Frontwoman : Björk

Musician, 1er mai 1994

Riding high on her solo album Debut, the ex-Sugarcube meets PJ Harvey.

You recently performed “Satisfaction” on the BRIT Awards with Polly Jean Harvey. Will the two of you work together again ?
Yeah, I’d love to ! The BRIT Awards contacted me and asked me if I wanted to do a duet with Meat Loaf. Of course, I was very flattered, but I’ve worked with enough people in my life to realize that even though you’ve got ingredients that function quite well on their own like, say, ketchup and chocolate, sometimes it’s not very good to mix them together. So I said, "Listen, there’s this person that I just know I’ll meet and it will be completely relaxed, and we won’t have to explain anything or take nine months in bonding or whatever." I suggested Polly and they were right into it. We tried a lot of songs together-it was very important for us to do it with just the two of us onstage together and be able to play all of the instruments. I had a little organ noise and she had a guitar and we played it really, really slow and quietly. I’d love to work with her again, but we’re not going to make any statements about it. If it happens and it’s right, then yes we will.

How do you compose ?
At the moment I work mostly with just keyboards. I wouldn’t consider myself a good keyboard player or anything. But I know what I want chord-wise, note-wise and sound-wise. I love playing with different keyboard sounds.
I actually write most of it on a little Casio that cost like $40 or something. Most of it happens in my head - all the chords and, obviously, the melody and the lyrics. Then after I’ve finished the chords, the little licks, the brass lines, the bass lines and all that, I like to move away from my house and work with other people. I guess I could finish a record on my own, and it would be alright - not brilliant, but it would be alright. But there’s really two very different stages : One part of it is writing in my house after everyone has fallen asleep, which is very precious to me, like a bit of a relationship between me and myself. And the other bit - which is even more exciting - is working with other people. Because otherwise it’s just like masturbating. To meet people you’ve never worked with before - you get really excited, and it’s like a turn-on, and you inspire one another and you take off. That’s always been my favorite thing.

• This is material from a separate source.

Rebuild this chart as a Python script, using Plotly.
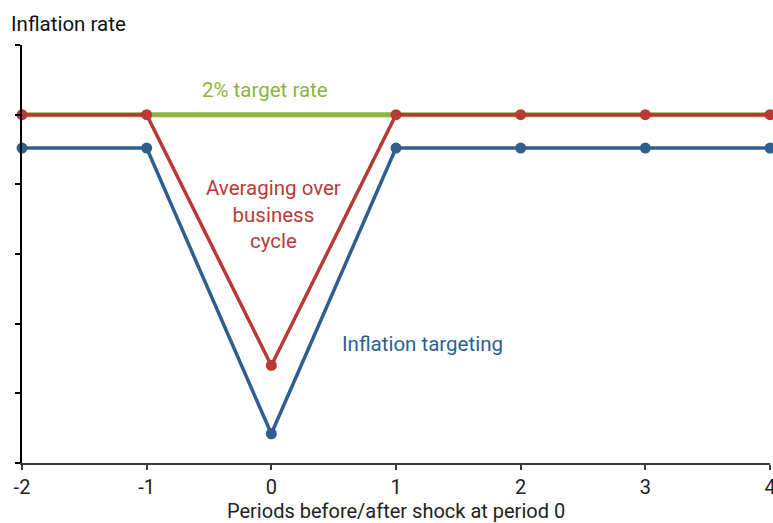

How long bad people been after you to do a solo album ?
I made my first album when I was 11 in Iceland and it became really big. I became a bit of a public property, and I was terrified with it, I hated it. They wanted me to do another, but I just wanted to work with people my own age and be more in the background. And I guess that’s what I’d been doing ever since until last year when this album came out. But even though it’s my album, it’s basically a collaboration with a lot of people, like Nellee [Hooper, producer], all the musicians, photographers, the album cover designer, the video directors, even business-wise.

What were you able to do on Debut that you weren’t able to do with the Sugarcubes ?
Well, the Sugarcubes was a completely different thing because it was just me and my friends having a laugh. We were never that musically ambitious.
We started off as a publishing company to put out books by young poets in Iceland. Then we started a little cafe with a bookshop, and then a radio program, and a magazine - we were just dying of utter boredom in Iceland, so we got together to change that. Then, as a joke, we formed the band, and ironically, out of all the things we did, that was taken the most seriously.
But the Sugarcubes were a party band. They were about us getting hilariously drunk and simply having this permission to travel around the world because some foreigner liked us and decided that we were brilliant.
It was a social band and the music reflected that. Whereas with my record, all the songs I wrote in my home after midnight when I’m on my own. And it’s very kinda private and intimate. So, you know, it’s just two sides.

What is the future of the Sugarcubes ?
We continue to operate as Bad Taste - that’s the company we run in Iceland.

But as a band ?
Um, I don’t know. I doubt it. But we’ve always just done one album at a time, so, I don’t know. You know, we’ll always be friends. We supported each other in Iceland under difficult conditions for 10 years, and that’s kinda something you can’t easily forget.

You’ve worked with 808 State, you had Ultramarine opening for you - are you a big techno fan ?
Yeah, I love techno ! But then again, I think like 95 percent of all music is crap, whether it’s jazz or techno or Brazilian funk music or Pakistani jazz.